■ GOAL ■
Copy the data that follows exactly. Include no pictures.

■ RECORDS SUPPLIED ■
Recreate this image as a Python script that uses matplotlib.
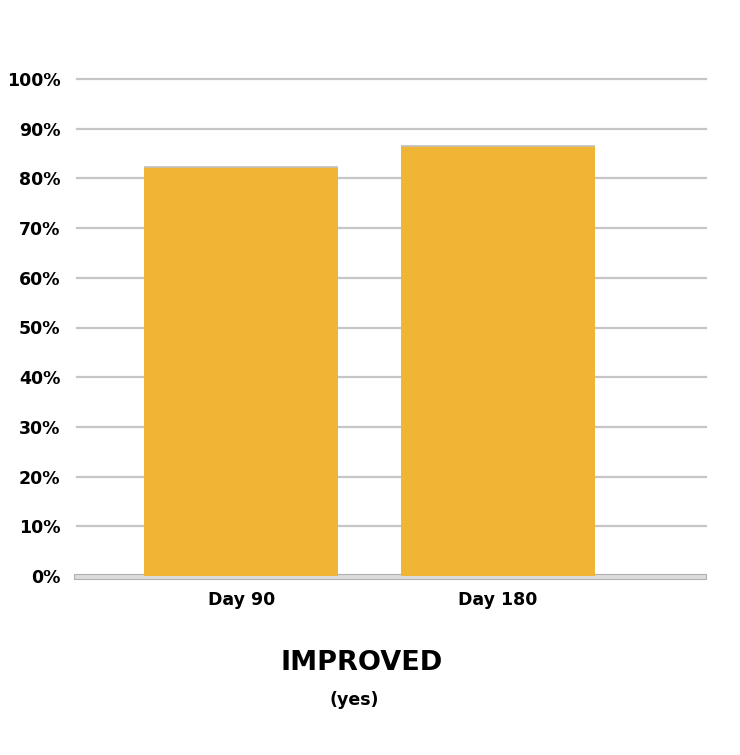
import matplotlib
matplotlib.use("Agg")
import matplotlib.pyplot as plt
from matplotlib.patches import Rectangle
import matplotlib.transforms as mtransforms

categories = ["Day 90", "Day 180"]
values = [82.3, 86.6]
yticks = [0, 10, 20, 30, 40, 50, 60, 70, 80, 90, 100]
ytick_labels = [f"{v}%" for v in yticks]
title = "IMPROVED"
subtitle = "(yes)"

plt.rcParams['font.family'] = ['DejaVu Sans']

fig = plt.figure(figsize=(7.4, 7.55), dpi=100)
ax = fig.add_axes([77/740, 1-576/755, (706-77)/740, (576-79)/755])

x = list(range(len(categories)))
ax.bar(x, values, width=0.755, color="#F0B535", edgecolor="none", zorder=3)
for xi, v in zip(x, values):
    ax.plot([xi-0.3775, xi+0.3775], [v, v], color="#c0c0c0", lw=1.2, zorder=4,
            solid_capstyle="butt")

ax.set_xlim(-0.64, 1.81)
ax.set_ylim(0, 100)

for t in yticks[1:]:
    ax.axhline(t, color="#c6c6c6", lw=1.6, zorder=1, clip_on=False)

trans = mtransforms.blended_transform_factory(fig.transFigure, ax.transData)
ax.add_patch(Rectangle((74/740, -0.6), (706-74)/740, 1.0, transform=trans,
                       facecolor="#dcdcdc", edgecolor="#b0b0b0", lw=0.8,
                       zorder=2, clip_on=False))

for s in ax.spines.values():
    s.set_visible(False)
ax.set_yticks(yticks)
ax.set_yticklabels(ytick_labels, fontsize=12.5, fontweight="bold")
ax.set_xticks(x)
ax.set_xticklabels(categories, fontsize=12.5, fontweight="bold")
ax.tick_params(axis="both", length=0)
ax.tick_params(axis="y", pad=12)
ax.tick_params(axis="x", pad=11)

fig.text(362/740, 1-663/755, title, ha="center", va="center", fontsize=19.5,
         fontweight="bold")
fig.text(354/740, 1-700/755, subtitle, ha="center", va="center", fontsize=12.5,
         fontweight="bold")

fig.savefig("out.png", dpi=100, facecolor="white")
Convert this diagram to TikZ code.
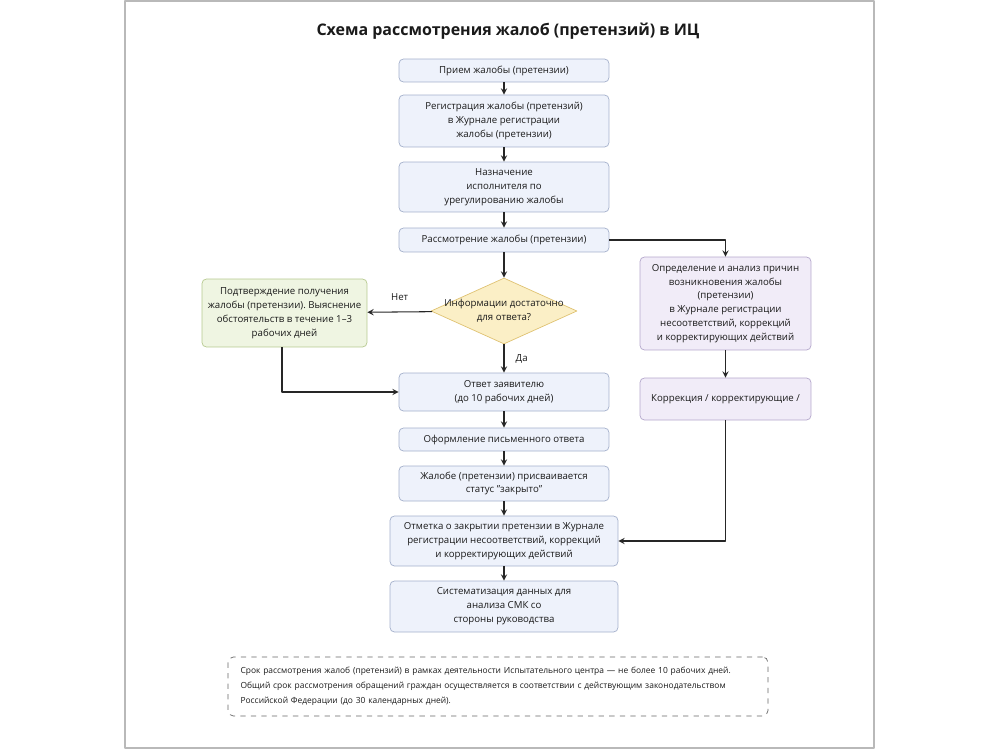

■ SOLVED PROBLEM ■
Recreate this image as a Python script that uses matplotlib.
import matplotlib
matplotlib.use("Agg")
import matplotlib.pyplot as plt
from matplotlib.patches import Rectangle
import matplotlib.transforms as mtransforms

categories = ["Day 90", "Day 180"]
values = [82.3, 86.6]
yticks = [0, 10, 20, 30, 40, 50, 60, 70, 80, 90, 100]
ytick_labels = [f"{v}%" for v in yticks]
title = "IMPROVED"
subtitle = "(yes)"

plt.rcParams['font.family'] = ['DejaVu Sans']

fig = plt.figure(figsize=(7.4, 7.55), dpi=100)
ax = fig.add_axes([77/740, 1-576/755, (706-77)/740, (576-79)/755])

x = list(range(len(categories)))
ax.bar(x, values, width=0.755, color="#F0B535", edgecolor="none", zorder=3)
for xi, v in zip(x, values):
    ax.plot([xi-0.3775, xi+0.3775], [v, v], color="#c0c0c0", lw=1.2, zorder=4,
            solid_capstyle="butt")

ax.set_xlim(-0.64, 1.81)
ax.set_ylim(0, 100)

for t in yticks[1:]:
    ax.axhline(t, color="#c6c6c6", lw=1.6, zorder=1, clip_on=False)

trans = mtransforms.blended_transform_factory(fig.transFigure, ax.transData)
ax.add_patch(Rectangle((74/740, -0.6), (706-74)/740, 1.0, transform=trans,
                       facecolor="#dcdcdc", edgecolor="#b0b0b0", lw=0.8,
                       zorder=2, clip_on=False))

for s in ax.spines.values():
    s.set_visible(False)
ax.set_yticks(yticks)
ax.set_yticklabels(ytick_labels, fontsize=12.5, fontweight="bold")
ax.set_xticks(x)
ax.set_xticklabels(categories, fontsize=12.5, fontweight="bold")
ax.tick_params(axis="both", length=0)
ax.tick_params(axis="y", pad=12)
ax.tick_params(axis="x", pad=11)

fig.text(362/740, 1-663/755, title, ha="center", va="center", fontsize=19.5,
         fontweight="bold")
fig.text(354/740, 1-700/755, subtitle, ha="center", va="center", fontsize=12.5,
         fontweight="bold")

fig.savefig("out.png", dpi=100, facecolor="white")
Convert this diagram to TikZ code.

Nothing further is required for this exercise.